5 Tips to Help You Thrive as the New Kid on the Block
On a recent walk through SoHo I found myself in front of an image that had recently appeared on my Instagram feed—a mural titled 'How to Work Better' by Peter Fischli and David Weiss commissioned by the Public Art Fund. It made me stop and reflect on a question I’d been mulling over for the past few months as I’d recently started in a new position after six years at my previous PR agency: How do I effectively assimilate in a new professional environment?

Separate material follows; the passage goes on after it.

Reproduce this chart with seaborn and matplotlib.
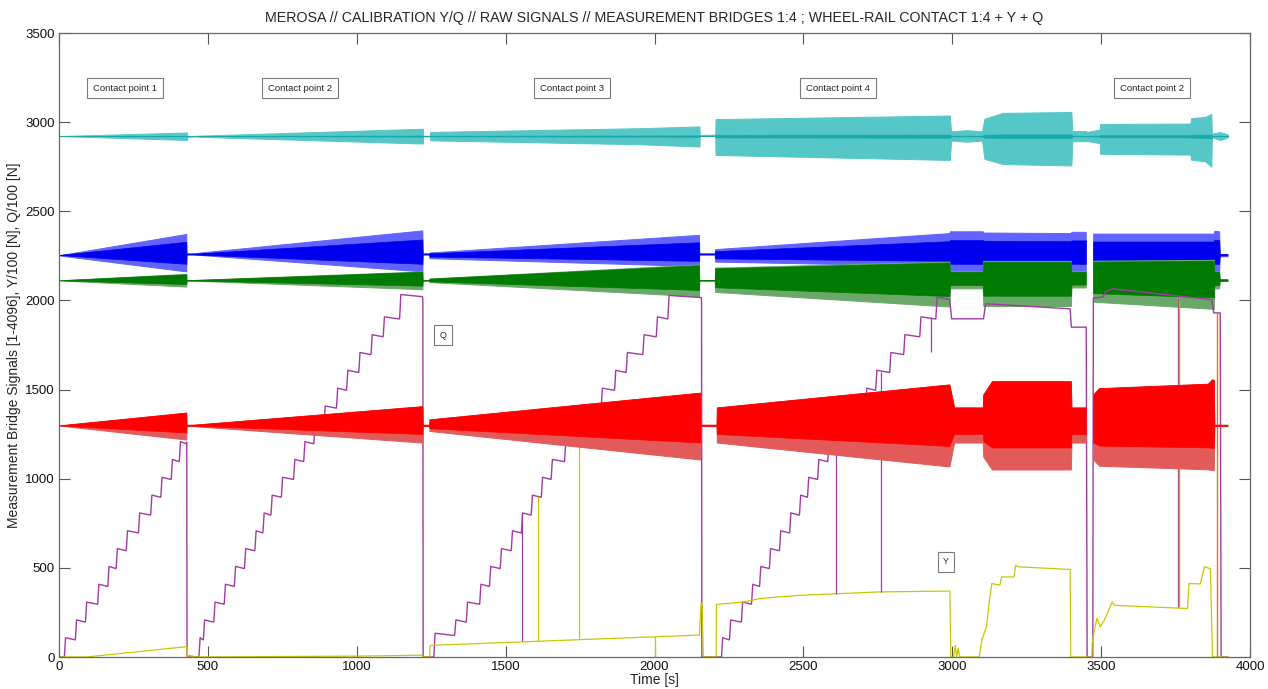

Being the new person at work can bring back memories of the first day of school, when you wonder how you’ll make friends and the dreaded first lunch alone in the school cafeteria. As I looked up at the wall hovering above Houston Street, it was a helpful reminder that at the beginning of anything, it’s a good practice to focus on the basics in order to build a solid foundation and forge successful relationships. Here are five tips for not only fitting in, but thriving in a new workplace:
1. Do One Thing at a Time
When starting a new position there will be a lot of information to absorb. Accept that it will take time to learn the processes and culture of a place, as well as those of your clients, but also recognise that it’s your responsibility to create dedicated time for each at the onset. Start with the names and roles of colleagues you’ll be working with regularly, and note any personal info they share. Do the same with clients, understanding the current situation, immediate strategies, tactics and challenges, and their history with your company. In our fast-paced world, our inclination is to speed through information in an effort to quickly learn topline points, but investing your time wisely at this stage by scheduling time to study information in detail pays off in the long run.
2. Listen Intently
People want to know they are heard. It sounds so simple but at a time when we all suffer from information overload, it’s one of the most overlooked, yet valuable interpersonal qualities.
Immediately demonstrate to your colleagues, particularly direct reports, that you pay attention and value their insight. This will lead to better working relationships and getting great work from your teams. We often hear that the best leaders are the ones who offer guidance to let their people shine--this starts with great listening skills.
As you start to establish relationships, aim to make people feel like they are the only person in the room. This begins with being a great listener. Listening to colleagues and clients, repeating back to them what they’ve said and taking initiative by proactively offering a new idea will help you to establish a good rapport from the get-go.
3. Ask Questions
Never be afraid to ask questions, especially at the start of anything. If you are in a senior position, you may think you’re expected to have all the answers. Relax; you don’t need to prove that you know everything. In fact, that can have an adverse effect and give off the wrong impression. Who likes a know-it-all? Conversely, asking questions shows you are engaged and interested. It also indicates that you are open to learning new ways of doing things.
4. Distinguish Sense from Nonsense
When entering a new work environment you’re going to encounter a lot of personalities and interpersonal dynamics. Even the best work environments have some office politics and their own intrinsic culture, which will seem foreign at first. It’s important to first observe situations without reacting to them. What you’re experiencing may be just a product of personalities who enjoy creating and fueling office drama. I recently read that gossiping accounted for 42 percent of employees’ productivity decline at work. Rather than contribute to this, keep an open mind and don’t form judgments based on the chatter around you. In good time you’ll be able to determine if the situation needs to be addressed further.
5. Admit Mistakes
Mistakes are a part of life. Accept that you will make them, but always do your best to correct them quickly. And, most importantly, learn from them. Bringing an error to light as soon as possible not only enables you to rectify the situation sooner, it builds trust. When you own up to something, you have the opportunity to turn the negative into a positive by developing a solution, which will instantly establish your credibility and value to a new organization.
Life is complicated and stressful enough. Keep things simple, embrace your new environment with optimism, focus on the possibilities that lie ahead for you and remember to smile; it’s a surefire way to break the ice and get people to warm up to you. And, yes, even though you’re the new kid on the block, it’s okay for you to take the initiative and invite a colleague to lunch. Chances are they’ll be happy you asked!